Materials provided
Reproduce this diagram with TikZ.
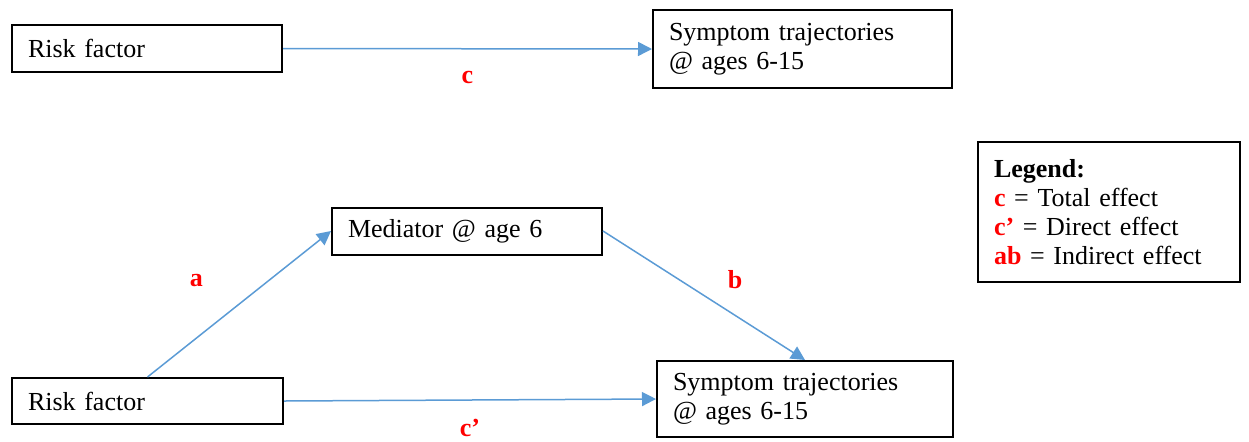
\documentclass[tikz,border=0pt]{standalone}
\usepackage{fontspec}
\setmainfont{Liberation Serif}
\usetikzlibrary{arrows.meta, positioning}
\definecolor{pathblue}{HTML}{5B9BD5}
\definecolor{effred}{HTML}{FF0000}
\newcommand{\diagfont}{\fontsize{13}{14.6}\selectfont}

\begin{document}
\begin{tikzpicture}[
  x=0.5pt, y=-0.5pt,
  >={Triangle[length=7pt, width=7pt]},
  vbox/.style={
    draw=black, line width=1pt, align=left, inner xsep=8pt,
    text width=#1, font=\diagfont, text=black
  },
  arr/.style={->, line width=0.75pt, pathblue},
  lbl/.style={font=\diagfont\bfseries, text=effred},
]

% Page frame
\useasboundingbox (0,0) rectangle (1249,441);

% =============================================
% Top model: total effect
% =============================================

\node[vbox=119pt, minimum height=23.5pt] (risktop) at (147,48.5)
  {Risk factor};

\node[vbox=133.5pt, minimum height=39pt] (symtop) at (802.5,49)
  {Symptom trajectories\\@ ages 6-15};

% Risk factor -> Symptoms: c
\draw[arr] (risktop.east) -- (symtop.west)
  node[midway, lbl, yshift=-14.5pt] {c};

% =============================================
% Bottom model: mediation
% =============================================

\node[vbox=119pt, minimum height=23.5pt] (mediator) at (467,231)
  {Mediator @ age 6};

\node[vbox=119.5pt, minimum height=23pt] (riskbot) at (147.5,401)
  {Risk factor};

\node[vbox=132pt, minimum height=38pt] (symbot) at (805,399)
  {Symptom trajectories\\@ ages 6-15};

% Risk factor -> Mediator: a
\draw[arr] (riskbot.north) -- (mediator.west)
  node[midway, lbl, xshift=-21.5pt, yshift=11.5pt] {a};

% Mediator -> Symptoms: b
\draw[arr] (mediator.east) -- (symbot.north)
  node[midway, lbl, xshift=15.5pt, yshift=8pt] {b};

% Risk factor -> Symptoms: c'
\draw[arr] (riskbot.east) -- (symbot.west)
  node[midway, lbl, yshift=-14pt] {c'};

% =============================================
% Legend
% =============================================
\node[vbox=115pt, minimum height=70pt] (legend) at (1109,212)
  {\textbf{Legend:}\\
   \textcolor{effred}{\textbf{c}} = Total effect\\
   \textcolor{effred}{\textbf{c'}} = Direct effect\\
   \textcolor{effred}{\textbf{ab}} = Indirect effect};

\end{tikzpicture}
\end{document}
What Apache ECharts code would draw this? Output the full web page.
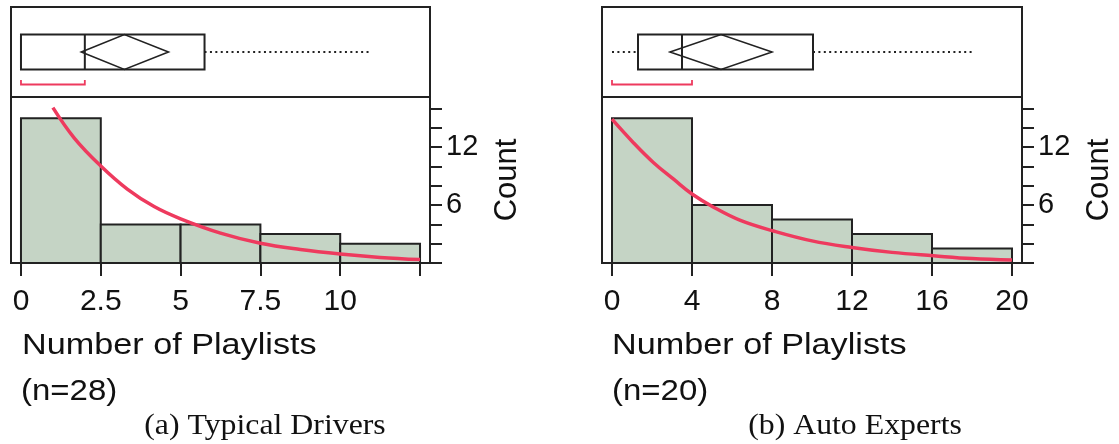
<!DOCTYPE html>
<html>
<head>
<meta charset="utf-8">
<script src="https://cdn.jsdelivr.net/npm/echarts@6.0.0/dist/echarts.min.js"></script>
<style>
  html, body { margin: 0; padding: 0; background: #fff; }
  #chart { width: 1119px; height: 444px; }
</style>
</head>
<body>
<div id="chart"></div>
<script>
// (a) typical drivers
var leftBinEdges = [0, 2.5, 5, 7.5, 10, 12.5];
var leftCounts = [15, 4, 4, 3, 2];
var leftFit = [[1, 16.1], [1.67, 12.95], [2.5, 10.05], [3.33, 7.66], [4.17, 5.85], [5, 4.58],
               [6.25, 3.1], [7.5, 2.05], [8.75, 1.4], [10, 0.93], [11.25, 0.58], [12.5, 0.35]];
// q1, median, q3, whisker low, whisker high
var leftQuantiles = [0, 2, 5.75, 0, 10.9];
// mean diamond: low, mean, high
var leftMeanDiamond = [1.89, 3.24, 4.62];
var leftShortestHalf = [0, 2];
var leftTicks = [0, 2.5, 5, 7.5, 10, 12.5];
var leftTickLabels = [0, 2.5, 5, 7.5, 10];

// (b) auto experts
var rightBinEdges = [0, 4, 8, 12, 16, 20];
var rightCounts = [15, 6, 4.5, 3, 1.5];
var rightFit = [[0, 14.9], [1.08, 12.44], [2.08, 10.39], [3.08, 8.68], [4, 7.15], [5.08, 5.78],
                [6.42, 4.41], [8.08, 3.31], [10, 2.29], [12, 1.61], [14, 1.1], [16.08, 0.75],
                [18, 0.46], [20, 0.3]];
var rightQuantiles = [1.3, 3.5, 10.05, 0, 18];
var rightMeanDiamond = [2.9, 5.45, 8.0];
var rightShortestHalf = [0, 4];
var rightTicks = [0, 4, 8, 12, 16, 20];
var rightTickLabels = [0, 4, 8, 12, 16, 20];

var countTicks = [0, 2, 4, 6, 8, 10, 12, 14, 16];
var countTickLabels = [6, 12];

var xTitle = 'Number of Playlists';
var leftN = '(n=28)';
var rightN = '(n=20)';
var leftCaption = '(a) Typical Drivers';
var rightCaption = '(b) Auto Experts';

var INK = '#222';
var FIT_RED = '#ee3a5e';
var BAR_FILL = '#c5d4c5';
var SANS = '"Liberation Sans", Arial, sans-serif';
var SERIF = '"Liberation Serif", "Times New Roman", serif';

function toBins(edges, counts) {
    var out = [];
    for (var i = 0; i < counts.length; i++) {
        out.push([edges[i], edges[i + 1], counts[i]]);
    }
    return out;
}

function renderBar(params, api) {
    var p0 = api.coord([api.value(0), api.value(2)]);
    var p1 = api.coord([api.value(1), 0]);
    return {
        type: 'rect',
        shape: { x: p0[0], y: p0[1], width: p1[0] - p0[0], height: p1[1] - p0[1] },
        style: { fill: BAR_FILL, stroke: INK, lineWidth: 2 }
    };
}

function renderBox(params, api) {
    var X = function (v) { return api.coord([v, 0.5])[0]; };
    var cy = api.coord([0, 0.5])[1];
    var h = 17.5;
    var q1 = api.value(0), med = api.value(1), q3 = api.value(2);
    var lo = api.value(3), hi = api.value(4);
    var mLo = api.value(5), m = api.value(6), mHi = api.value(7);
    var sLo = api.value(8), sHi = api.value(9);
    var dotted = { stroke: '#222', lineWidth: 2, lineDash: [2, 3.4] };
    var solid = { stroke: INK, lineWidth: 2, fill: null };
    var kids = [];
    if (lo < q1) {
        kids.push({ type: 'line', shape: { x1: X(lo), y1: cy, x2: X(q1), y2: cy }, style: dotted });
    }
    if (hi > q3) {
        kids.push({ type: 'line', shape: { x1: X(q3), y1: cy, x2: X(hi), y2: cy }, style: dotted });
    }
    kids.push({ type: 'rect', shape: { x: X(q1), y: cy - h, width: X(q3) - X(q1), height: 2 * h }, style: solid });
    kids.push({ type: 'line', shape: { x1: X(med), y1: cy - h, x2: X(med), y2: cy + h }, style: solid });
    kids.push({
        type: 'polygon',
        shape: { points: [[X(mLo), cy], [X(m), cy - h], [X(mHi), cy], [X(m), cy + h]] },
        style: { stroke: INK, lineWidth: 1.6, fill: null }
    });
    kids.push({
        type: 'polyline',
        shape: { points: [[X(sLo), cy + 28], [X(sLo), cy + 32.5], [X(sHi), cy + 32.5], [X(sHi), cy + 28]] },
        style: { stroke: FIT_RED, lineWidth: 1.8, fill: null }
    });
    return { type: 'group', children: kids };
}

function boxRow(quant, diamond, shortest) {
    return [quant[0], quant[1], quant[2], quant[3], quant[4],
            diamond[0], diamond[1], diamond[2], shortest[0], shortest[1]];
}

function histXAxis(grid, min, max, ticks, labels) {
    return {
        gridIndex: grid, type: 'value', min: min, max: max,
        splitLine: { show: false },
        axisLine: { show: true, onZero: false, lineStyle: { color: INK, width: 2 } },
        axisTick: { show: true, customValues: ticks, length: 13, lineStyle: { color: INK, width: 2 } },
        axisLabel: { customValues: labels, margin: 24, fontSize: 30, color: '#111', fontFamily: SANS }
    };
}

function countAxis(grid) {
    return {
        gridIndex: grid, type: 'value', position: 'right', min: 0, max: 17.2,
        splitLine: { show: false },
        axisLine: { show: true, onZero: false, lineStyle: { color: INK, width: 2 } },
        axisTick: { show: true, customValues: countTicks, length: 12, lineStyle: { color: INK, width: 2 } },
        axisLabel: { customValues: countTickLabels, margin: 16, fontSize: 29, color: '#111', fontFamily: SANS },
        name: 'Count', nameLocation: 'middle', nameRotate: 90, nameGap: 62,
        nameTextStyle: { fontSize: 31, color: '#111', fontFamily: SANS }
    };
}

function hiddenX(grid, min, max) {
    return { gridIndex: grid, type: 'value', min: min, max: max, show: false };
}
function hiddenY(grid) {
    return { gridIndex: grid, type: 'value', min: 0, max: 1, show: false };
}

function label(text, x, y, font, align, sx) {
    return {
        type: 'text', x: x, y: y, scaleX: sx,
        style: { text: text, font: font, fill: '#111', align: align, verticalAlign: 'middle' }
    };
}

var frame = { show: true, borderColor: INK, borderWidth: 2, backgroundColor: 'transparent' };

var chart = echarts.init(document.getElementById('chart'), null, { renderer: 'canvas' });
var option = {
    animation: false,
    backgroundColor: '#fff',
    grid: [
        Object.assign({ left: 11, top: 7, width: 419, height: 90 }, frame),
        Object.assign({ left: 11, top: 97, width: 419, height: 166 }, frame),
        Object.assign({ left: 602, top: 7, width: 420, height: 90 }, frame),
        Object.assign({ left: 602, top: 97, width: 420, height: 166 }, frame)
    ],
    xAxis: [
        hiddenX(0, -0.3125, 12.8125),
        histXAxis(1, -0.3125, 12.8125, leftTicks, leftTickLabels),
        hiddenX(2, -0.5, 20.5),
        histXAxis(3, -0.5, 20.5, rightTicks, rightTickLabels)
    ],
    yAxis: [hiddenY(0), countAxis(1), hiddenY(2), countAxis(3)],
    series: [
        {
            type: 'custom', xAxisIndex: 0, yAxisIndex: 0, renderItem: renderBox,
            data: [boxRow(leftQuantiles, leftMeanDiamond, leftShortestHalf)]
        },
        {
            type: 'custom', xAxisIndex: 1, yAxisIndex: 1, renderItem: renderBar,
            data: toBins(leftBinEdges, leftCounts)
        },
        {
            type: 'line', xAxisIndex: 1, yAxisIndex: 1, data: leftFit, smooth: 0.4,
            showSymbol: false, lineStyle: { color: FIT_RED, width: 3.5 }, z: 5
        },
        {
            type: 'custom', xAxisIndex: 2, yAxisIndex: 2, renderItem: renderBox,
            data: [boxRow(rightQuantiles, rightMeanDiamond, rightShortestHalf)]
        },
        {
            type: 'custom', xAxisIndex: 3, yAxisIndex: 3, renderItem: renderBar,
            data: toBins(rightBinEdges, rightCounts)
        },
        {
            type: 'line', xAxisIndex: 3, yAxisIndex: 3, data: rightFit, smooth: 0.4,
            showSymbol: false, lineStyle: { color: FIT_RED, width: 3.5 }, z: 5
        }
    ],
    graphic: [
        label(xTitle, 22, 346, '30px ' + SANS, 'left', 1.14),
        label(leftN, 21, 392, '30px ' + SANS, 'left', 1.1),
        label(leftCaption, 265, 426, '30px ' + SERIF, 'center', 1.06),
        label(xTitle, 612, 346, '30px ' + SANS, 'left', 1.14),
        label(rightN, 612, 392, '30px ' + SANS, 'left', 1.1),
        label(rightCaption, 855, 426, '30px ' + SERIF, 'center', 1.06)
    ]
};
chart.setOption(option);
</script>
</body>
</html>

Description of the task
Both the line with "What Apache ECharts" and the line with "var leftTickLabels = [0, 2.5, 5, 7.5, 10];" are included: reproduce them and every line between, exactly, with pictures omitted.

Answer to this problem
What Apache ECharts code would draw this? Output the full web page.
<!DOCTYPE html>
<html>
<head>
<meta charset="utf-8">
<script src="https://cdn.jsdelivr.net/npm/echarts@6.0.0/dist/echarts.min.js"></script>
<style>
  html, body { margin: 0; padding: 0; background: #fff; }
  #chart { width: 1119px; height: 444px; }
</style>
</head>
<body>
<div id="chart"></div>
<script>
// (a) typical drivers
var leftBinEdges = [0, 2.5, 5, 7.5, 10, 12.5];
var leftCounts = [15, 4, 4, 3, 2];
var leftFit = [[1, 16.1], [1.67, 12.95], [2.5, 10.05], [3.33, 7.66], [4.17, 5.85], [5, 4.58],
               [6.25, 3.1], [7.5, 2.05], [8.75, 1.4], [10, 0.93], [11.25, 0.58], [12.5, 0.35]];
// q1, median, q3, whisker low, whisker high
var leftQuantiles = [0, 2, 5.75, 0, 10.9];
// mean diamond: low, mean, high
var leftMeanDiamond = [1.89, 3.24, 4.62];
var leftShortestHalf = [0, 2];
var leftTicks = [0, 2.5, 5, 7.5, 10, 12.5];
var leftTickLabels = [0, 2.5, 5, 7.5, 10];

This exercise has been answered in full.